» Rows from a dataset of charts and code

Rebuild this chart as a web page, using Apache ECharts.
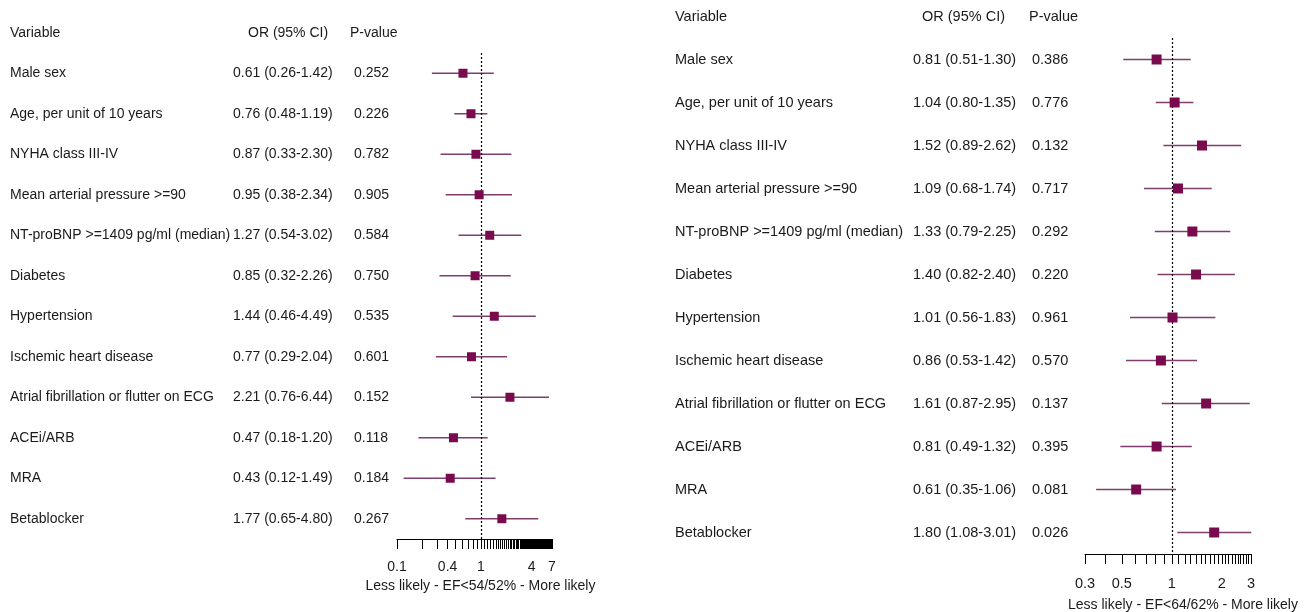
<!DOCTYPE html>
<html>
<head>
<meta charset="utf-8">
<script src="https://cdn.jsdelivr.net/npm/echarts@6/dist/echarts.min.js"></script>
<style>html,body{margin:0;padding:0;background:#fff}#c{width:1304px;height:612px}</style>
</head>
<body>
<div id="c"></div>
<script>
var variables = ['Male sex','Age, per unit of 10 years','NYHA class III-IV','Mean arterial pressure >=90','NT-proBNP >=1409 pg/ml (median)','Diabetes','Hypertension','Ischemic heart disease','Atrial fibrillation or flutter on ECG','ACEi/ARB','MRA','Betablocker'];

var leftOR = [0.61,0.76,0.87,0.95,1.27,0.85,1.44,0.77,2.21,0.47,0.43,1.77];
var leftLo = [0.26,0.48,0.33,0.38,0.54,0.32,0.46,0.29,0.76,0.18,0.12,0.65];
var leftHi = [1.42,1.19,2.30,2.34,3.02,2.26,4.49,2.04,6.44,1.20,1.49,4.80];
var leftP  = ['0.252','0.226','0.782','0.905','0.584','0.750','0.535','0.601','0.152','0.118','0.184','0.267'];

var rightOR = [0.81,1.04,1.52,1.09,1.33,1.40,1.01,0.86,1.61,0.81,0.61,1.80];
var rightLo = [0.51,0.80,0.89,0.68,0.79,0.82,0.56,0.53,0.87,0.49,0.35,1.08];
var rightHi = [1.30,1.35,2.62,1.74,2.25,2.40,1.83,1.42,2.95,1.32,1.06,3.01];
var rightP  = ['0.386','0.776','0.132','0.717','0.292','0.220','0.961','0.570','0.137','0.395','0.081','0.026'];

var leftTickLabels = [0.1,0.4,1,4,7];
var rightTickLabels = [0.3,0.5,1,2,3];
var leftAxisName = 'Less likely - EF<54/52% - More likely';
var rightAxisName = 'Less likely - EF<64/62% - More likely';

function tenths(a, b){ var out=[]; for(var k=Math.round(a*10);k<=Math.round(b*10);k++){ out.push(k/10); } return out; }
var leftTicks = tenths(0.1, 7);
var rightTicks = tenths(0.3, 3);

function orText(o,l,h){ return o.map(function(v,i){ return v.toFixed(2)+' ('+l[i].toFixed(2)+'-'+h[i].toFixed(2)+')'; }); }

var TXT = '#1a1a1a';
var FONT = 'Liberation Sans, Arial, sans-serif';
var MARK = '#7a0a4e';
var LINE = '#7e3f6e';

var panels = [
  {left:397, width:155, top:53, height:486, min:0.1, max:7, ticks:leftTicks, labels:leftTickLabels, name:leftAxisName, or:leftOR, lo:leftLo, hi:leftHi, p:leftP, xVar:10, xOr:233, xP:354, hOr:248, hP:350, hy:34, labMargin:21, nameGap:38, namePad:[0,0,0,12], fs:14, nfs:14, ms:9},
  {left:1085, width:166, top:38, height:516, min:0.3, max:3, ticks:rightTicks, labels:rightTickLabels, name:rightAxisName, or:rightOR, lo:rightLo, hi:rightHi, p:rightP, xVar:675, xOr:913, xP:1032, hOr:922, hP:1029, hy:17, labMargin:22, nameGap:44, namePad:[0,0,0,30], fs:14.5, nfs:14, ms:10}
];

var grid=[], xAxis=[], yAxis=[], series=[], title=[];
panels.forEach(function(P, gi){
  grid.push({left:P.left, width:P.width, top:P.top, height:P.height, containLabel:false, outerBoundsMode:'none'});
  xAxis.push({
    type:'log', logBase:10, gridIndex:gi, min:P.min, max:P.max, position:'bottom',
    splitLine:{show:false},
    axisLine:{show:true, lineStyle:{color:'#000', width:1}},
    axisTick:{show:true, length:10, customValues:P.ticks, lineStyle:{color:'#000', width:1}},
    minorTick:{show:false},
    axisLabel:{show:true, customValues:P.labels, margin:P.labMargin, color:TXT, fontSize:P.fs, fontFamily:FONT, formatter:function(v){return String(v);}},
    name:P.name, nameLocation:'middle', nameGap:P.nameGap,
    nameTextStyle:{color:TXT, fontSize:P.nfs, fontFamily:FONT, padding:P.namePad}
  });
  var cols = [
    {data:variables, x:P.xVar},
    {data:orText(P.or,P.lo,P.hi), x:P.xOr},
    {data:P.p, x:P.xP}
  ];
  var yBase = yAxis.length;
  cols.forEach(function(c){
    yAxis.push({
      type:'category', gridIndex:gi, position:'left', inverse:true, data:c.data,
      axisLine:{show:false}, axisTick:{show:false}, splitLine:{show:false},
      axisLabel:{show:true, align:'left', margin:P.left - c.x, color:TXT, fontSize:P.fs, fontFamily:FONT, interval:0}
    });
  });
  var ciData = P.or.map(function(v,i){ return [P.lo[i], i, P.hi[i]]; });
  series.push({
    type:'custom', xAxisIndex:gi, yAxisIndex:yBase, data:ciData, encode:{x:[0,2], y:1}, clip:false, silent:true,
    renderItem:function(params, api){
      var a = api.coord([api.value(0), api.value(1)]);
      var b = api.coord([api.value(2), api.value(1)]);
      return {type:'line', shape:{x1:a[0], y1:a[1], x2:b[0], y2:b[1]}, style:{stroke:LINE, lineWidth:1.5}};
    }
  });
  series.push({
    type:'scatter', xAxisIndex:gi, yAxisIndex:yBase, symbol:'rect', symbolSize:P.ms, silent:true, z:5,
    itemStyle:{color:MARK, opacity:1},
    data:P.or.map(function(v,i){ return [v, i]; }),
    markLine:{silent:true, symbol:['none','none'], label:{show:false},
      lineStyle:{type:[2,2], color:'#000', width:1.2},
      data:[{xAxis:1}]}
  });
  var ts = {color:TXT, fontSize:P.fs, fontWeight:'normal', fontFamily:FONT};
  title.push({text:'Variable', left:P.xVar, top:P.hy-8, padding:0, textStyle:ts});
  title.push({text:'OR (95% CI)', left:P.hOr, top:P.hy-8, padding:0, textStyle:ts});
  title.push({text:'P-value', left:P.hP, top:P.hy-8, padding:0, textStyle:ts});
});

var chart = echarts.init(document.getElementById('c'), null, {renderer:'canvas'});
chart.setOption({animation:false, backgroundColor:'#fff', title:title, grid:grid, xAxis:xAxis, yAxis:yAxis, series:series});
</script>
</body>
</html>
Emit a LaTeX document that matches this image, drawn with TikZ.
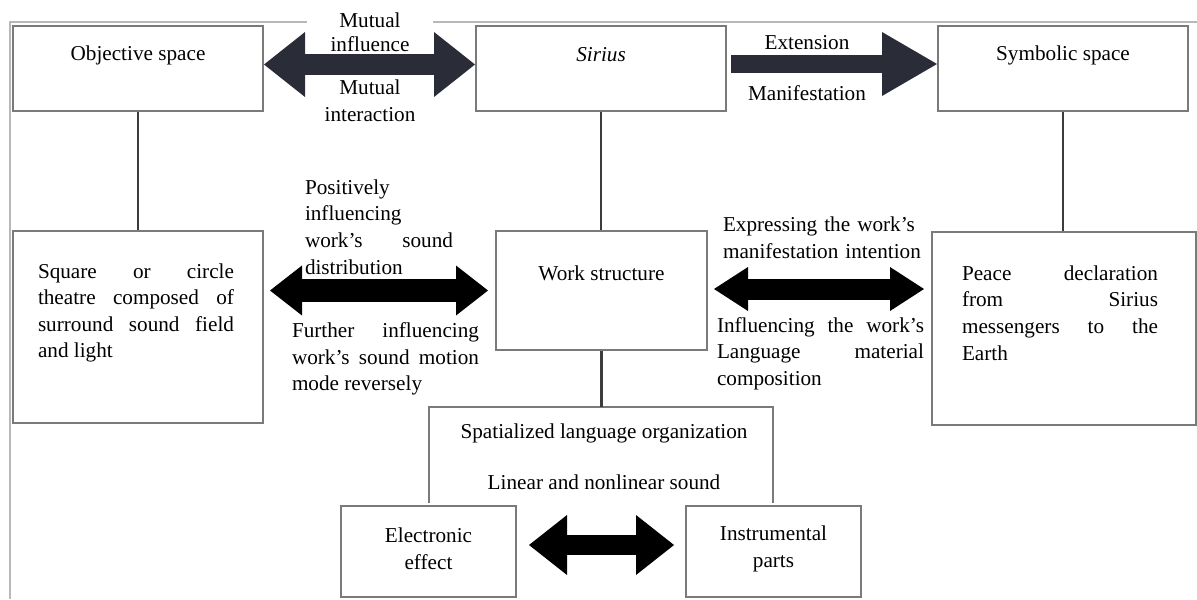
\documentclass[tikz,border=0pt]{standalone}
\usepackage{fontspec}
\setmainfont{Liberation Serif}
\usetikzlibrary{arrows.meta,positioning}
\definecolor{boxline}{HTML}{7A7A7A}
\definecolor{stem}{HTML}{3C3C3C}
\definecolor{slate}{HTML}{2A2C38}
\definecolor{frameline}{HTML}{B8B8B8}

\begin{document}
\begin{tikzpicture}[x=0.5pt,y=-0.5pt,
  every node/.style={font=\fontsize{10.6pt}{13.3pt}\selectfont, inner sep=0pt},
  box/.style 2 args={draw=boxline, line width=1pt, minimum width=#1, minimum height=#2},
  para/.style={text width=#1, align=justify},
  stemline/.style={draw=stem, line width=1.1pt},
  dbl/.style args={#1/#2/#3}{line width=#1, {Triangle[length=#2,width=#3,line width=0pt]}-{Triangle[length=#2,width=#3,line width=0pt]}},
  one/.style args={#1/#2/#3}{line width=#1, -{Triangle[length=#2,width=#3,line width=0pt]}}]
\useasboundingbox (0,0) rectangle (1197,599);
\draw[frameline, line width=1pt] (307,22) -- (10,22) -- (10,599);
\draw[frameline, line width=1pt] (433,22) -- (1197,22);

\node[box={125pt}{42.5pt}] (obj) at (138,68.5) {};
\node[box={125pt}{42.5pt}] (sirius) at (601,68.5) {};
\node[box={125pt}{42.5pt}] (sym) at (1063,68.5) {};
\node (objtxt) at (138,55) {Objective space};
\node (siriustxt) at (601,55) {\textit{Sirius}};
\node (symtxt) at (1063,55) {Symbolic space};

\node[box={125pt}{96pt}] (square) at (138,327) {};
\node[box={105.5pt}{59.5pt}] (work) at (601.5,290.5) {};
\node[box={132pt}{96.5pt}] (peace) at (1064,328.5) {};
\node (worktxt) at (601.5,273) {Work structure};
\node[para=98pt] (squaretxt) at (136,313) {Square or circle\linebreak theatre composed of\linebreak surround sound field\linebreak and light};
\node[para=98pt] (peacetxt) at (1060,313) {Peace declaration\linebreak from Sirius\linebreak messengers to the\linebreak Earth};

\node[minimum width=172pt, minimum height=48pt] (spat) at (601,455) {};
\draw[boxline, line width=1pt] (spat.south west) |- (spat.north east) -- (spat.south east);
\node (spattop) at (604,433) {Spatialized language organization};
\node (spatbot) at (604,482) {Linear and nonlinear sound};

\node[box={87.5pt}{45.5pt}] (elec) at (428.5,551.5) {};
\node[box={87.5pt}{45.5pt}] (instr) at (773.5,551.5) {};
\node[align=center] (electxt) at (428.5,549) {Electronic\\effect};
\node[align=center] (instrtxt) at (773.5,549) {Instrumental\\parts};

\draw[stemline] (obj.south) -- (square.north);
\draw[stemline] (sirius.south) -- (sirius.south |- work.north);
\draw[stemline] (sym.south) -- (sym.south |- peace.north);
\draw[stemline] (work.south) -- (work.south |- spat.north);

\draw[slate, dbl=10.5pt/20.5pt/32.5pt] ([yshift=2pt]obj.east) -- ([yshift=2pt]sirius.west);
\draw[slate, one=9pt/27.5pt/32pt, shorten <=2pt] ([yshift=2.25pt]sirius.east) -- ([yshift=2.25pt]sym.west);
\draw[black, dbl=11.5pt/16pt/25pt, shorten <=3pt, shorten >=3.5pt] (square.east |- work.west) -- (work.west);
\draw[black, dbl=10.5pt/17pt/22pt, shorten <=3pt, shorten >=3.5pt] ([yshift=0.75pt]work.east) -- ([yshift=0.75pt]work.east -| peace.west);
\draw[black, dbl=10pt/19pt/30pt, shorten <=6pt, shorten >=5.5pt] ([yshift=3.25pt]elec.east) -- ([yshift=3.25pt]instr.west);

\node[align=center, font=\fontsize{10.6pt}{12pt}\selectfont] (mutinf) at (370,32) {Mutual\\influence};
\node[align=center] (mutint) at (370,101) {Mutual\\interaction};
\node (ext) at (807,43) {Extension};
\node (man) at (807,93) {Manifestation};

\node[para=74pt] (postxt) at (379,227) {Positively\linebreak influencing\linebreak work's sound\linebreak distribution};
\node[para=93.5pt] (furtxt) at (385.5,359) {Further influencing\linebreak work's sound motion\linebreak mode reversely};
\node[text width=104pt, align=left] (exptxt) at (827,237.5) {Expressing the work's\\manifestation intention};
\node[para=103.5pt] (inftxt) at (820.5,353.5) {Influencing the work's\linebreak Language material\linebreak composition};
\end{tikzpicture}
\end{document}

» Brief
Return the material line for line, from its beginning to the line that contains "var rightTicks = tenths(0.3, 3);", with the pictures left out.

» Worked answer
Rebuild this chart as a web page, using Apache ECharts.
<!DOCTYPE html>
<html>
<head>
<meta charset="utf-8">
<script src="https://cdn.jsdelivr.net/npm/echarts@6/dist/echarts.min.js"></script>
<style>html,body{margin:0;padding:0;background:#fff}#c{width:1304px;height:612px}</style>
</head>
<body>
<div id="c"></div>
<script>
var variables = ['Male sex','Age, per unit of 10 years','NYHA class III-IV','Mean arterial pressure >=90','NT-proBNP >=1409 pg/ml (median)','Diabetes','Hypertension','Ischemic heart disease','Atrial fibrillation or flutter on ECG','ACEi/ARB','MRA','Betablocker'];

var leftOR = [0.61,0.76,0.87,0.95,1.27,0.85,1.44,0.77,2.21,0.47,0.43,1.77];
var leftLo = [0.26,0.48,0.33,0.38,0.54,0.32,0.46,0.29,0.76,0.18,0.12,0.65];
var leftHi = [1.42,1.19,2.30,2.34,3.02,2.26,4.49,2.04,6.44,1.20,1.49,4.80];
var leftP  = ['0.252','0.226','0.782','0.905','0.584','0.750','0.535','0.601','0.152','0.118','0.184','0.267'];

var rightOR = [0.81,1.04,1.52,1.09,1.33,1.40,1.01,0.86,1.61,0.81,0.61,1.80];
var rightLo = [0.51,0.80,0.89,0.68,0.79,0.82,0.56,0.53,0.87,0.49,0.35,1.08];
var rightHi = [1.30,1.35,2.62,1.74,2.25,2.40,1.83,1.42,2.95,1.32,1.06,3.01];
var rightP  = ['0.386','0.776','0.132','0.717','0.292','0.220','0.961','0.570','0.137','0.395','0.081','0.026'];

var leftTickLabels = [0.1,0.4,1,4,7];
var rightTickLabels = [0.3,0.5,1,2,3];
var leftAxisName = 'Less likely - EF<54/52% - More likely';
var rightAxisName = 'Less likely - EF<64/62% - More likely';

function tenths(a, b){ var out=[]; for(var k=Math.round(a*10);k<=Math.round(b*10);k++){ out.push(k/10); } return out; }
var leftTicks = tenths(0.1, 7);
var rightTicks = tenths(0.3, 3);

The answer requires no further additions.